Dem Bericht nach haben fünf Frauen den Fachleuten sexuelle Übergriffe geschildert, vier waren zu dem Zeitpunkt noch im Kindesalter. Die Experten gehen allerdings davon aus, dass es weitere Opfer gab - von mindestens einem, möglicherweise zwei weiteren Mädchen.

Der Fall war erst 2019 öffentlich geworden, Ermittlungen der Staatsanwaltschaft wegen sexuellen Missbrauchs von Kindern wurden 2020 jedoch eingestellt - wegen Verjährung, nicht aus Mangel an Beweisen, wie die Kommission bei der Vorstellung ihres 125-seitigen Berichts am Dienstagabend in dem Erzgebirgsort betonte.

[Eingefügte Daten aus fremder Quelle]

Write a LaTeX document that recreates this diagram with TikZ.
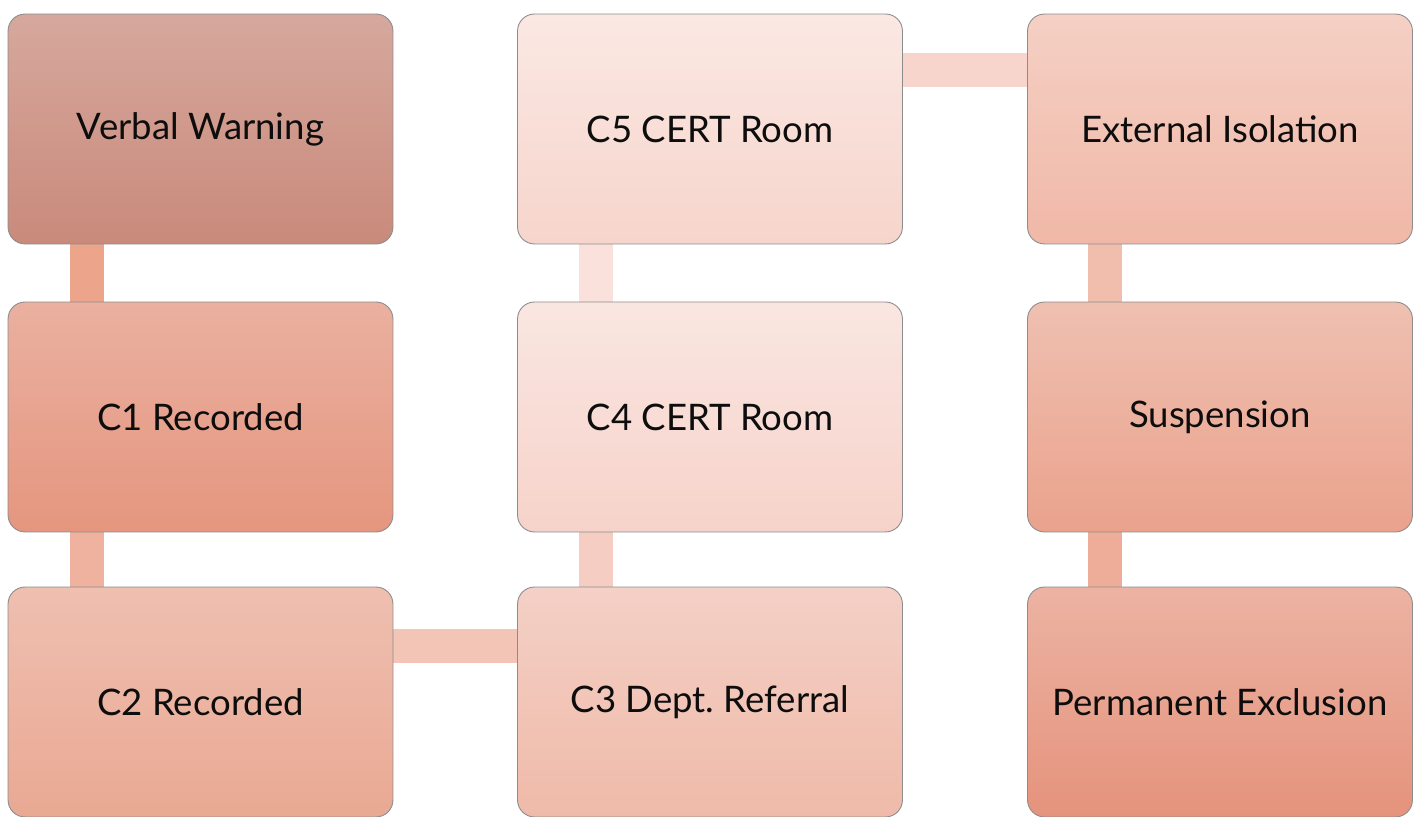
\documentclass[tikz,border=0pt]{standalone}
\usepackage{fontspec}
\setmainfont{Lato}
\usetikzlibrary{backgrounds}

\definecolor{vwT}{HTML}{D6A89D}\definecolor{vwB}{HTML}{C98A7B}
\definecolor{caT}{HTML}{EAB0A0}\definecolor{caB}{HTML}{E5967F}
\definecolor{cbT}{HTML}{EFBFB0}\definecolor{cbB}{HTML}{E9A993}
\definecolor{ccT}{HTML}{F4D0C6}\definecolor{ccB}{HTML}{EFBAA9}
\definecolor{cdT}{HTML}{FAE6E1}\definecolor{cdB}{HTML}{F6D3CA}
\definecolor{ceT}{HTML}{FBE8E3}\definecolor{ceB}{HTML}{F6D5CC}
\definecolor{exT}{HTML}{F5D0C5}\definecolor{exB}{HTML}{F0B8A7}
\definecolor{suT}{HTML}{EFC0B1}\definecolor{suB}{HTML}{EAA28C}
\definecolor{peT}{HTML}{ECB3A3}\definecolor{peB}{HTML}{E5937C}
\definecolor{barA}{HTML}{ECA48B}\definecolor{barB}{HTML}{EFB29E}
\definecolor{barC}{HTML}{F3C5B7}\definecolor{barD}{HTML}{F5CDC2}
\definecolor{barE}{HTML}{FAE1DB}\definecolor{barF}{HTML}{F7D5CC}
\definecolor{barG}{HTML}{F1BEAE}\definecolor{barH}{HTML}{EEAD98}

\tikzset{
	stagebox/.style 2 args={draw=black!45, line width=0.5pt, rounded corners=0.34cm,
		minimum width=7.7cm, minimum height=4.6cm, top color=#1, bottom color=#2,
		font=\fontsize{20.8}{25}\selectfont, text=black!95},
	linkbar/.style={line width=0.68cm, draw=#1}
}

\begin{document}
\begin{tikzpicture}[x=0.02cm, y=0.02cm]
	\useasboundingbox (0,0) rectangle (1418,817);
	\node[stagebox={vwT}{vwB}] (VW) at (200.5,688) {Verbal Warning};
	\node[stagebox={caT}{caB}] (C1) at (200.5,400) {C1 Recorded};
	\node[stagebox={cbT}{cbB}] (C2) at (200.5,115) {C2 Recorded};
	\node[stagebox={ccT}{ccB}] (C3) at (710,115) {C3 Dept.\ Referral};
	\node[stagebox={cdT}{cdB}] (C4) at (710,400) {C4 CERT Room};
	\node[stagebox={ceT}{ceB}] (C5) at (710,688) {C5 CERT Room};
	\node[stagebox={exT}{exB}] (EX) at (1220,688) {External Isolation};
	\node[stagebox={suT}{suB}] (SU) at (1220,400) {Suspension};
	\node[stagebox={peT}{peB}] (PE) at (1220,115) {Permanent Exclusion};
	\begin{scope}[on background layer]
		\draw[linkbar=barA] ([xshift=-2.28cm]VW.south) -- ([xshift=-2.28cm]C1.north);
		\draw[linkbar=barB] ([xshift=-2.28cm]C1.south) -- ([xshift=-2.28cm]C2.north);
		\draw[linkbar=barC] ([yshift=1.12cm]C2.east) -- ([yshift=1.12cm]C3.west);
		\draw[linkbar=barD] ([xshift=-2.28cm]C3.north) -- ([xshift=-2.28cm]C4.south);
		\draw[linkbar=barE] ([xshift=-2.28cm]C4.north) -- ([xshift=-2.28cm]C5.south);
		\draw[linkbar=barF] ([yshift=1.18cm]C5.east) -- ([yshift=1.18cm]EX.west);
		\draw[linkbar=barG] ([xshift=-2.3cm]EX.south) -- ([xshift=-2.3cm]SU.north);
		\draw[linkbar=barH] ([xshift=-2.3cm]SU.south) -- ([xshift=-2.3cm]PE.north);
	\end{scope}
\end{tikzpicture}
\end{document}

Der Umgang mit den Vorwürfen sexualisierter Gewalt in Pobershau hat laut dem Bericht erhebliche Defizite der Landeskirche offenbart. So habe es zum Zeitpunkt der Übergriffe keine fachlich spezialisierte Struktur für Betroffene, Angehörige oder kirchliche Mitarbeiter gegeben, heißt es. Auch als sich Opfer Jahre später dem damaligen Ortspfarrer anvertraut haben, hätten Interventionsstrategien gefehlt. Der Kirchenvorstand habe sich alleingelassen und mit der Situation überfordert gefühlt. Auf drei Seiten listen die Experten Empfehlungen für besseren Schutz vor sexualisierter Gewalt auf. Dazu gehören etwa regionale Interventionsteams und eine proaktive Aufarbeitung bereits bekanntgewordener Fälle.

Die Kirche hat teilweise reagiert. Dazu gehört den Angaben nach die Pflicht zur Erarbeitung von Schutzkonzepten, die Vorlage von Führungszeugnissen der Mitarbeiter und ein Verhaltenskodex. Die Sensibilität und das Bewusstsein für dieses Thema wachsen, konstatiert die Präventionsbeauftragte des Kirchenbezirks Marienberg, Agnes Bost, stellt aber auch klar: 100-prozentigen Schutz vor solchen Übergriffen werde es nicht geben können.

Der Fall Pobershau ist längst nicht der einzige, der evangelische Christen in Sachsen erschüttert. Im Bericht wird etwa auf sexuellen Missbrauch durch einen früheren Kirchenmusikdirektor im benachbarten Marienberg verwiesen. Gravierende Vorwürfe werden zudem gegen den früheren Jugendwart und Diakon Kurt Ströer erhoben. Der Missbrauch durch den 2013 verstorbenen Kirchenmann war lange verdeckt gehalten und erst 2021 öffentlich gemacht worden. Die Fälle reichen bis in die 1960er und 1970er Jahre. Bisher haben sich 34 Betroffene gemeldet.

Anfang des Monats hatte die Gemeinschaft Moritzburger Diakone und Diakoninnen konstatiert: «Den Betroffenen ist durch Kurt Ströer großes Leid widerfahren. Die Erfahrung geistlichen Missbrauchs und sexualisierter Gewalt hat Biografien geprägt und bleibende Verletzungen mit sich gebracht.» Ströer habe seine Rolle als Jugendwart ausgenutzt, um Schutzbefohlene und ihm anvertraute Personen zu missbrauchen. «Er hat damit Straftaten begangen.»

Die evangelische Landeskirche hat nach eigenen Angaben in den vergangenen Jahren 50 Betroffenen sexualisierter Gewalt finanzielle Unterstützung gezahlt. Dabei geht es um Übergriffe durch Mitarbeiter in kirchlichen und diakonischen Einrichtungen. Die Unterstützungs- und Anerkennungsleistungen summieren sich den Angaben zufolge auf mehr als eine halbe Million Euro.

Menschen, die sexualisierte Gewalt in Kirche und Diakonie erlitten haben, können seit 2012 bei einer Meldestelle Anträge auf Anerkennungs- und Unterstützungsleistungen stellen, wenn die Vorfälle zum Beispiel strafrechtlich verjährt sind oder institutionelles Versagen vorliegt. Seit 2020 gibt es zudem eine unabhängige Anerkennungskommission. Ihre Aufgabe ist es, «betroffenenorientiert durch die Zuerkennung unterstützender materieller und immaterieller Leistungen das erlittene Unrecht anzuerkennen».